De rechtbank oordeelt als volgt.
De rechtbank zal [eiser] niet-ontvankelijk verklaren.
De rechtbank moet het er op basis van de overgelegde stukken voor houden dat [eiser] zijn vordering aan de Stichting heeft overgedragen. [eiser] beroept zich wel op nietigheid van de cessie of ongeldigheid daarvan (op grond van redelijkheid en billijkheid en aanvullend op grond van dwaling) maar dat zijn verweren die hij tegen de Stichting zou moeten voeren. Tot op heden blijkt niet van enige actie van [eiser] jegens de Stichting, terwijl deze kwestie al enkele jaren aan de orde is. In deze procedure tussen [eiser] en Reaal, waarbij de Stichting geen partij is, kan de rechtbank daarover geen beslissing nemen. Dat zou mogelijk anders kunnen zijn geweest in het geval evident zou zijn dat van cessie geen sprake kan zijn geweest, maar tot dat oordeel kan de rechtbank op basis van hetgeen over en weer in het geding is gebracht niet komen. De omstandigheid dat [eiser] met een toevoeging procedeert, doet aan het voorgaande niets af.
Van een last tot incasso op eigen naam blijkt niet. Een dergelijke last zou veronderstellen dat [eiser] de betaling van Reaal in ontvangst zou mogen nemen. Daarvan is geen sprake. De Stichting stelt zich nu juist op het standpunt dat Reaal aan haar moet betalen.
Met Reaal is de rechtbank van oordeel dat een beroep op volmacht [eiser] niet gerechtigd maakt deze procedure te voeren. [eiser] heeft zich in de dagvaarding niet op een dergelijke volmacht beroepen en tijdens de procedure kan [eiser] niet van procespositie veranderen: van optredend voor zichzelf tot optredend voor de Stichting (zie Asser Procesrecht/ Van Schaick 2 2016, 32 en aldaar genoemde jurisprudentie).

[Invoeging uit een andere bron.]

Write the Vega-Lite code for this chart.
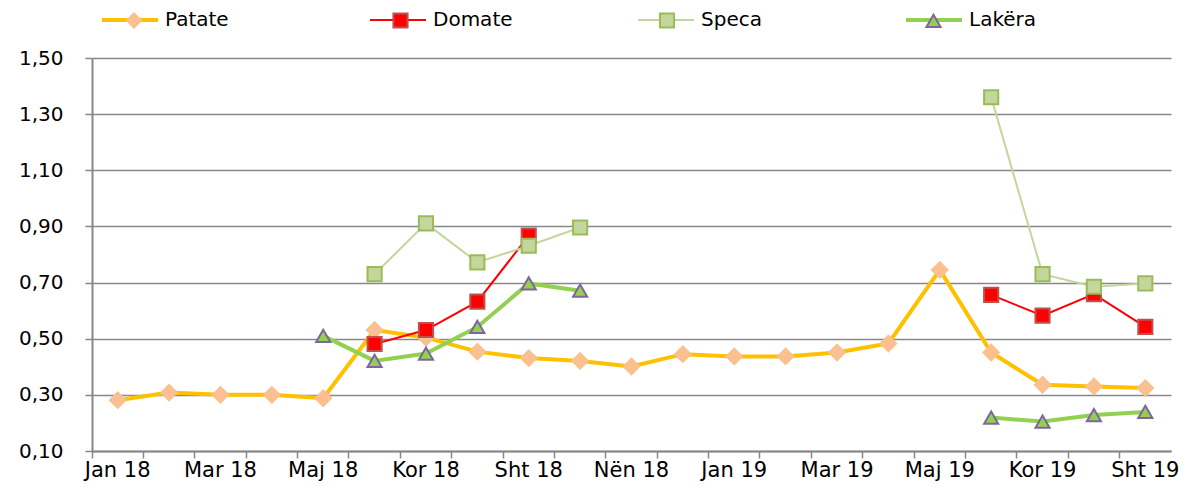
{
  "$schema": "https://vega.github.io/schema/vega-lite/v6.json",
  "autosize": "none",
  "width": 1079,
  "height": 393,
  "padding": {"left": 92, "top": 58, "right": 19, "bottom": 44},
  "background": "white",
  "config": {"view": {"stroke": null}, "font": "DejaVu Sans"},
  "data": {
    "values": [
      {"d": "2018-01-01", "s": "Patate", "v": 0.281, "g": "a"},
      {"d": "2018-02-01", "s": "Patate", "v": 0.308, "g": "a"},
      {"d": "2018-03-01", "s": "Patate", "v": 0.300, "g": "a"},
      {"d": "2018-04-01", "s": "Patate", "v": 0.300, "g": "a"},
      {"d": "2018-05-01", "s": "Patate", "v": 0.288, "g": "a"},
      {"d": "2018-06-01", "s": "Patate", "v": 0.531, "g": "a"},
      {"d": "2018-07-01", "s": "Patate", "v": 0.504, "g": "a"},
      {"d": "2018-08-01", "s": "Patate", "v": 0.454, "g": "a"},
      {"d": "2018-09-01", "s": "Patate", "v": 0.431, "g": "a"},
      {"d": "2018-10-01", "s": "Patate", "v": 0.421, "g": "a"},
      {"d": "2018-11-01", "s": "Patate", "v": 0.401, "g": "a"},
      {"d": "2018-12-01", "s": "Patate", "v": 0.445, "g": "a"},
      {"d": "2019-01-01", "s": "Patate", "v": 0.437, "g": "a"},
      {"d": "2019-02-01", "s": "Patate", "v": 0.437, "g": "a"},
      {"d": "2019-03-01", "s": "Patate", "v": 0.451, "g": "a"},
      {"d": "2019-04-01", "s": "Patate", "v": 0.483, "g": "a"},
      {"d": "2019-05-01", "s": "Patate", "v": 0.745, "g": "a"},
      {"d": "2019-06-01", "s": "Patate", "v": 0.451, "g": "a"},
      {"d": "2019-07-01", "s": "Patate", "v": 0.336, "g": "a"},
      {"d": "2019-08-01", "s": "Patate", "v": 0.330, "g": "a"},
      {"d": "2019-09-01", "s": "Patate", "v": 0.324, "g": "a"},
      {"d": "2018-06-01", "s": "Domate", "v": 0.481, "g": "a"},
      {"d": "2018-07-01", "s": "Domate", "v": 0.531, "g": "a"},
      {"d": "2018-08-01", "s": "Domate", "v": 0.632, "g": "a"},
      {"d": "2018-09-01", "s": "Domate", "v": 0.867, "g": "a"},
      {"d": "2019-06-01", "s": "Domate", "v": 0.656, "g": "b"},
      {"d": "2019-07-01", "s": "Domate", "v": 0.582, "g": "b"},
      {"d": "2019-08-01", "s": "Domate", "v": 0.659, "g": "b"},
      {"d": "2019-09-01", "s": "Domate", "v": 0.542, "g": "b"},
      {"d": "2018-06-01", "s": "Speca", "v": 0.730, "g": "a"},
      {"d": "2018-07-01", "s": "Speca", "v": 0.911, "g": "a"},
      {"d": "2018-08-01", "s": "Speca", "v": 0.772, "g": "a"},
      {"d": "2018-09-01", "s": "Speca", "v": 0.831, "g": "a"},
      {"d": "2018-10-01", "s": "Speca", "v": 0.896, "g": "a"},
      {"d": "2019-06-01", "s": "Speca", "v": 1.360, "g": "b"},
      {"d": "2019-07-01", "s": "Speca", "v": 0.730, "g": "b"},
      {"d": "2019-08-01", "s": "Speca", "v": 0.685, "g": "b"},
      {"d": "2019-09-01", "s": "Speca", "v": 0.697, "g": "b"},
      {"d": "2018-05-01", "s": "Lakëra", "v": 0.510, "g": "a"},
      {"d": "2018-06-01", "s": "Lakëra", "v": 0.421, "g": "a"},
      {"d": "2018-07-01", "s": "Lakëra", "v": 0.447, "g": "a"},
      {"d": "2018-08-01", "s": "Lakëra", "v": 0.542, "g": "a"},
      {"d": "2018-09-01", "s": "Lakëra", "v": 0.697, "g": "a"},
      {"d": "2018-10-01", "s": "Lakëra", "v": 0.671, "g": "a"},
      {"d": "2019-06-01", "s": "Lakëra", "v": 0.219, "g": "b"},
      {"d": "2019-07-01", "s": "Lakëra", "v": 0.205, "g": "b"},
      {"d": "2019-08-01", "s": "Lakëra", "v": 0.228, "g": "b"},
      {"d": "2019-09-01", "s": "Lakëra", "v": 0.239, "g": "b"}
    ]
  },
  "layer": [
    {
      "mark": {"type": "line"},
      "encoding": {
        "x": {
          "field": "d", "type": "ordinal", "timeUnit": "utcyearmonth",
          "scale": {"type": "band", "paddingInner": 0, "paddingOuter": 0},
          "axis": {
            "orient": "bottom", "title": null, "ticks": false, "grid": false,
            "domain": true, "domainColor": "#878787", "domainWidth": 2,
            "labelAngle": 0, "labelFontSize": 21, "labelColor": "#000", "labelPadding": 8,
            "labelFont": "DejaVu Sans",
            "labelExpr": "utcmonth(datum.value) % 2 == 0 ? ['Jan','Shk','Mar','Pri','Maj','Qer','Kor','Gus','Sht','Tet','Nën','Dhj'][utcmonth(datum.value)] + ' ' + utcFormat(datum.value, '%y') : ''"
          }
        },
        "y": {
          "field": "v", "type": "quantitative",
          "scale": {"domain": [0.1, 1.5], "nice": false, "zero": false},
          "axis": {
            "title": null, "values": [0.1, 0.3, 0.5, 0.7, 0.9, 1.1, 1.3, 1.5],
            "labelExpr": "replace(format(datum.value, '.2f'), '.', ',')",
            "grid": true, "gridColor": "#888888", "gridWidth": 1.3,
            "domainColor": "#878787", "domainWidth": 2,
            "tickColor": "#878787", "tickSize": 7, "tickWidth": 1.5,
            "labelFontSize": 20, "labelColor": "#000", "labelPadding": 22, "labelFont": "DejaVu Sans"
          }
        },
        "color": {
          "field": "s", "type": "nominal",
          "scale": {"domain": ["Patate", "Domate", "Speca", "Lakëra"], "range": ["#FFC000", "#FF0000", "#C3D69B", "#92D050"]},
          "legend": {
            "orient": "top", "offset": 28, "direction": "horizontal", "columns": 4,
            "title": null, "symbolType": "stroke", "symbolSize": 3136, "labelFontSize": 20,
            "labelColor": "#000", "labelFont": "DejaVu Sans", "symbolOffset": 28, "labelOffset": 25, "columnPadding": 115,
            "gridAlign": "all", "padding": 0,
            "encode": {"symbols": {"update": {"strokeWidth": {"signal": "datum.value === 'Patate' || datum.value === 'Lakëra' ? 4 : 2"}}}}
          }
        },
        "detail": {"field": "g", "type": "nominal"},
        "strokeWidth": {"condition": {"test": "datum.s === 'Patate' || datum.s === 'Lakëra'", "value": 4}, "value": 2}
      }
    },
    {
      "mark": {"type": "point", "filled": true, "opacity": 1, "strokeWidth": 2},
      "encoding": {
        "x": {
          "field": "d", "type": "ordinal", "timeUnit": "utcyearmonth",
          "axis": {
            "orient": "bottom", "title": null, "labels": false, "domain": false, "grid": false,
            "ticks": true, "bandPosition": 0, "tickSize": 7, "tickColor": "#878787", "tickWidth": 1.5
          }
        },
        "y": {"field": "v", "type": "quantitative"},
        "fill": {
          "field": "s", "type": "nominal", "sort": ["Patate", "Domate", "Speca", "Lakëra"],
          "scale": {"range": ["#FAC090", "#FF0000", "#C3D69B", "#92D050"]},
          "legend": null
        },
        "stroke": {
          "field": "s", "type": "nominal", "sort": ["Patate", "Domate", "Speca", "Lakëra"],
          "scale": {"range": ["#FAC090", "#C0504D", "#9BBB59", "#8064A2"]},
          "legend": null
        },
        "shape": {
          "field": "s", "type": "nominal", "sort": ["Patate", "Domate", "Speca", "Lakëra"],
          "scale": {"range": ["diamond", "square", "square", "triangle-up"]},
          "legend": {
            "orient": "none", "legendX": 11, "legendY": -48, "direction": "horizontal", "columns": 4,
            "title": null, "symbolSize": 200, "symbolOffset": 21, "labelOffset": 27, "labelFontSize": 20,
            "labelExpr": "''", "labelFont": "DejaVu Sans", "columnPadding": 198.5, "gridAlign": "all", "padding": 0,
            "symbolStrokeWidth": 2, "symbolOpacity": 1,
            "symbolFillColor": {"expr": "datum.value === 'Patate' ? '#FAC090' : datum.value === 'Domate' ? '#FF0000' : datum.value === 'Speca' ? '#C3D69B' : '#92D050'"},
            "symbolStrokeColor": {"expr": "datum.value === 'Patate' ? '#FAC090' : datum.value === 'Domate' ? '#C0504D' : datum.value === 'Speca' ? '#9BBB59' : '#8064A2'"}
          }
        },
        "size": {"condition": {"test": "datum.s === 'Patate'", "value": 240}, "value": 200}
      }
    }
  ],
  "resolve": {"axis": {"x": "independent"}}
}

De rechtbank ziet geen aanleiding hierop een uitzondering te maken (voor zover dat al mogelijk zou zijn), temeer nu [eiser] en de Stichting klaarblijkelijk niet op één lijn zitten over de titel /grondslag van de vorderingsgerechtigheid van [eiser] . De Stichting stelt dat zij ermee instemt dat [eiser] en Reaal verder procederen, maar gelet op de verdere stellingname van de Stichting kan van Reaal niet verwacht worden dat zij deze slepende procedure, waarin nog tal van kwesties onopgehelderd zijn, met [eiser] voortzet. Voor die stellingname van de Stichting wijst de rechtbank onder meer naar de brief van de Stichting aan [eiser] van 15 februari 2016, waarin zij schrijft: “Na eindvonnis of schikking komen aansluitend de executieprocedures. De Stichting wijst t.z.t. een advocaat aan die tegen [eiser] en Reaal gaat procederen. In tegenstelling tot [eiser] is de Stichting kapitaalkrachtig en staan de volgende generaties al klaar om de komende decennia het bestuur van de Stichting over te nemen etc.” In haar brief aan Reaal van 1 maart 2016 herhaalt de Stichting dit waaraan toevoegt: “Er bestaat geen noodzaak op korte termijn bij Reaal geld op te halen. De wettelijke rente is en blijft veel hoger dan de spaarrente en Reaal is een staatbedrijf, incasso verzekerd.”